If you haven’t checked out the site yet, here’s how it’s supposed to work: You send in the name and email address of your unbelieving buddy. That address is added to the database of people scheduled to get the “rapture letter,” which begins “This message has been sent to you by a friend or a relative who has recently disappeared along with millions and millions of people around the world. The reason they chose to send you this letter is because they cared about you and would like you to know the truth about where they went. This may come as a shock to you, but the one who sent you this has been takenup to heaven,” etc etc.

Now, the superpowered mainframe computer at Rapture Letters Headquarters has been programmed to send the rapture letter to the entire database every Friday—unless the head man in charge manually resets it before then. Naturally, the man in charge has no doubt he’s going to be raptured, so if he’s not around to hit the reset button, there can be no other explanation: It’s rapture time.

(The website says that the mailing list will receive the rapture letter on the first Friday after the rapture. So if the rapture happens on a Saturday, it’ll be six days before you get your letter. You could drop a note in the corner mailbox on your way up to heaven, and it'll get there faster than the email.)

The website doesn’t indicate whose brilliant idea this was, but I just imagine that someday, many years from now, the programmer on his deathbed will call his firstborn son to his side: “Son—I’ve been pressing the reset button on the rapture letters program every Friday for the last 57 years. I’d like you to take over for me, son.”

“I promise, Dad.”

And then two hours after the funeral, delete goes the database and Dad’s old computer gets tossed in the landfill.

It’s free to have a name added to the database, but there’s also a section of the website that says they accept “love offerings.” They assure us that only 10 percent of donations are used for administrative costs, while 90 percent are used to “further the kingdom of God.”

I suspect that furthering the kingdom of God covers about as much ground for these people as it does for charlatans like Pat Robertson.

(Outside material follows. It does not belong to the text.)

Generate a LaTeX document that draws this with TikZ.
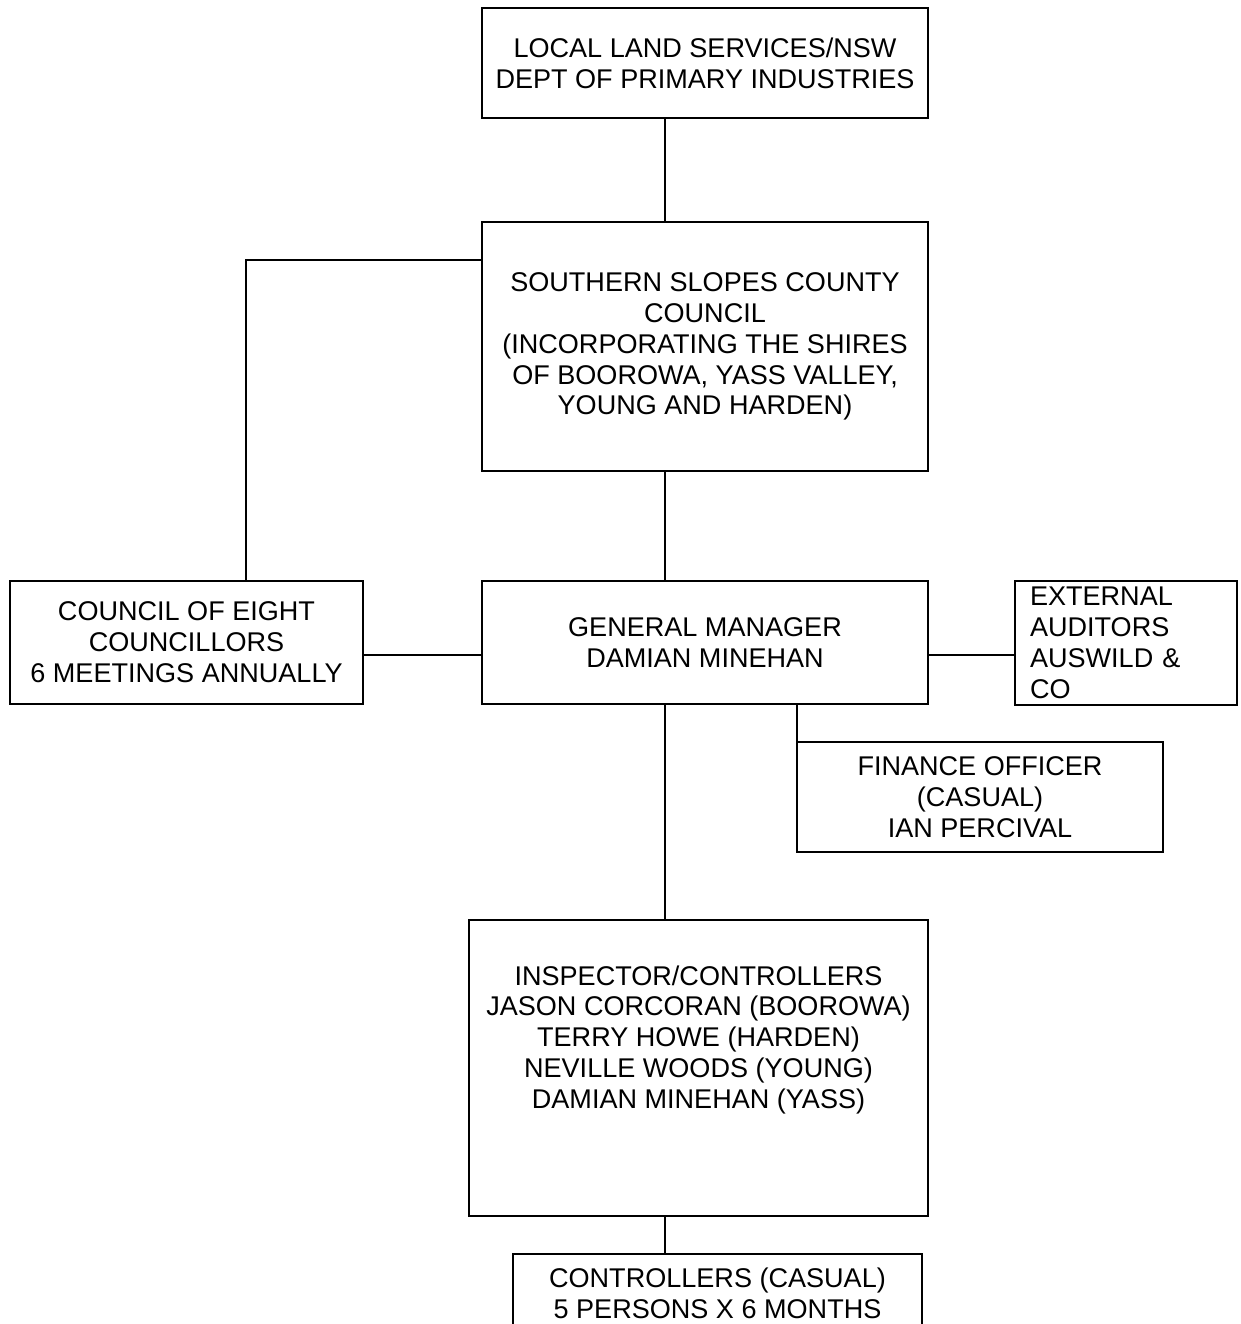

If you think a rapture is going to occur in your lifetime (and it would pretty much have to, if they don’t want all those emails to bounce back), by all means, send the folks at Rapture Letters a name or two and pat yourself on the back. But once you’re done doing that, take a look around and see if there’s something helpful you can do now.

Monday, October 10, 2005

Grasping For A Harriet Miers Analogy

To help you fully understand my position on George W. Bush’s nomination of his personal legal counsel Harriet Miers to a seat on the Supreme Court, I have to take a paragraph or two to discuss a game called Strat-O-Matic Baseball.

Strat-O-Matic, or Strato, is a simulated baseball game using one red die, two white dice, charts for fielding and baserunning, and individual cards that reflect each player’s statistics for the previous year. There are three columns on each card: The hitters’ columns are numbered 1, 2, and 3; the pitchers’ 4, 5, and 6. Under each column is a list of 11 possible baseball results (strikeout, single, groundout, etc) numbered 2-12. Let’s say Bob Gibson is pitching to Carl Yastrzemski, and you roll a 4 on your red die and a total of 7 on the two white dice. You look under Gibson’s 4 column, find the 7, and note that Yaz has struck out.

That’s Strato in a nutshell. Every year you can buy all the major league teams from the previous year, replay the whole season or part of it, trade players between teams without hurting anyone’s feelings, and jot it all down in a notebook—or, if you played as much as I did, in dozens of notebooks.

Basically, playing Strato is how I spent a great deal of my time from eighth grade on through college. I was the manager of 24 big-league teams, and even though I had unlimited power to throw games, make lopsided trades, or shred the cards of players I didn’t like, I maintained the integrity of the game by keeping it as realistic as possible. There were no light-hitting shortstops batting cleanup in my leagues, no iron-horse pitchers throwing all four games of a series.

It was a clean game, by golly. I wouldn’t let myself play favorites.

But usually, somewhere late in the season, I’d get the urge to do something a little strange—and usually it involved giving some lame middle reliever a spot start, even though he had a horrendous ERA, an embarrassing strikeout-to-walk ratio, and a tendency to give up a couple of home runs every time he pitched. We’ll call this incredibly luckless pitcher Harry Myers.

Harry would spend most of the season in the bullpen, only coming in to get some mop-up work in games his team was leading or trailing by ten runs or so. I wouldn’t put him in a close game because it’d look like I was throwing the game to the other side. He was just there to fill out the 25-man roster.

But then once in a blue moon, just to see what would happen, I’d let Harry Myers start a game. The imaginary fans would go berserk: What’s Myers doing in there? What’s the manager thinking? Who in their freaking right mind thinks this weenie-armed righthander deserves a start?!

At no time did Harry Myers ever reward my confidence—he always got shelled. There was a possibility, of course, that the dice could have fallen the right way every time and he could have defied the odds by twirling a three-hit shutout. But he never did. In the whole league, there were dozens of middle relievers who would have performed better in a spot start—but in my more impish moments, I decided to start the worst possible pitcher.

So I don’t know if Harriet Miers would be a good Supreme Court justice or not. She’s been quoted as saying George W. Bush is the smartest man she’s ever met, which would seem to indicate she’s not that bright herself (that or she’s carrying one hell of a torch). All I know is that this nomination is the work of a complete dingleberry, a guy who’s just screwing around, a guy who won’t put out the slightest mental effort to do the right thing. From Iraq to the Supreme Court, he’s like a kid who starts playing with a chemistry set without reading the instructions: “Let’s see what I happens when I do this!”

You think there might be a handful of brilliant, experienced jurists with slightly better qualifications than Harriet Miers? Two or three, maybe? It doesn’t matter to this president. At least when I started a goofball pitcher in a game of Strato, it had no effect on the other 250 million Americans.